On the 12th July 1904 Phil Casey died of stomach cancer at his home in Brooklyn, he had been diagnosed with the disease in 1901 but he hadn't let it affect him or slow him down in anyway. As late as January 1904 he was still traveling across America to promote handball. On the morning after his death, the headline “Phil Casey is Dead” appeared in Newspapers all over America, his funeral was a huge event with three carriages traveling behind his hearse just to carry the wreathes. Michael McEvoy was listed among the mourners at the funeral.
In 1906 John McEvoy returned to America, he arrived 17th June.
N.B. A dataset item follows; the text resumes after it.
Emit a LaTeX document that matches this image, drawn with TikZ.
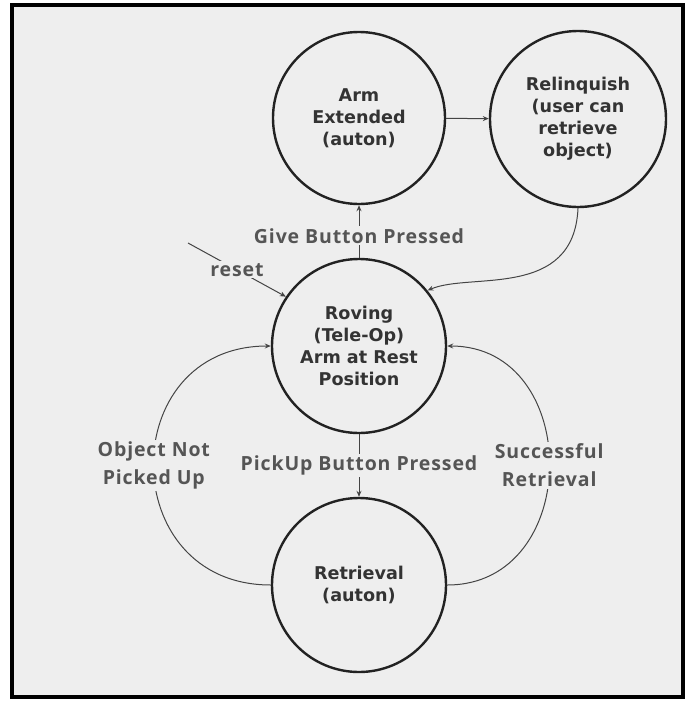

He was going to stay with his brother Michael who at that time lived at 303 Court Street, which is actually at the junction of Court Street and Degraw Street, and is only three houses away from the Brooklyn Handball Club, with Phil Casey`s home at 295 Degraw Street in between.
On the 26th June nine days after John's arrival a large headline in the Brooklyn Daily Eagle declared that Michael McEvoy had defeat two players single handed at the Brooklyn Handball Club, it's only speculation but perhaps the McEvoy brothers intended to form a successful handball partnership. But whatever their plans were, it was not to be, as sometime in the Autumn of 1906 John became ill and on the 23rd November his sister Elizabeth arrived from Ireland to look after him. In late December His condition worsened and she took him to hospital.
On the 29th of December The Daily Eagle announced that John McEvoy of Knockseera, Ballybrophy, Queens Co Ireland had died. On New Years Eve 1906 the Daily Standard reporting on John McEvoy's interment that morning at Holly Cross cemetery wrote
“Mr McEvoy died on Saturday at St Mary's Hospital of pneumonia. He was a Champion Handball player in Brooklyn, a member of several societies and was well known.’
In 1909 James Kelly handball Champion of America challenged J.J. Bowles champion of Ireland for the Championship of the World over 15 games. The first leg of the contest would be played in Bowles home club in Limerick, the second match at Kelly home club in Brooklyn. James Kelly a New York policeman born in Mayo was trained by Michael J McEvoy. The prospect of once again having a World Champion in their ranks caused great excitement in Casey's old club and when Kelly and his trainer Michael J McEvoy sailed for Ireland on the Lusitania in June 1909 a large crowd of supporters came down to the quayside to wave them off. Kelly won five out of the seven games played at Bowles home club, which left Kelly only needing 3 games from the second leg for a win.
They arrived back in New York in early September also on the Lusitania and on the 26th of September Kelly got the three games he needed to give him victory and made Casey's the home of Handball's No 1 player once again. The two countries Champions would not meet again to until 1964.
The Daily Standard paid one last tribute to John in 1909 when it described John McEvoy as “One of the best handball players of the Phil Casey Days”.
In 1916 Michael J McEvoy was listed as 3rd vice president of the Brooklyn Handball club.
(Postscript: John McEvoy was also referred to in the New York papers as the Ballybrophy Wonder and the Ballybrophy Strong Boy which is also a reference to John L Sullivan who was known as the Chicago Strong Boy , John's supporters at the Brooklyn Handball Club called him the John L Sullivan of Handball).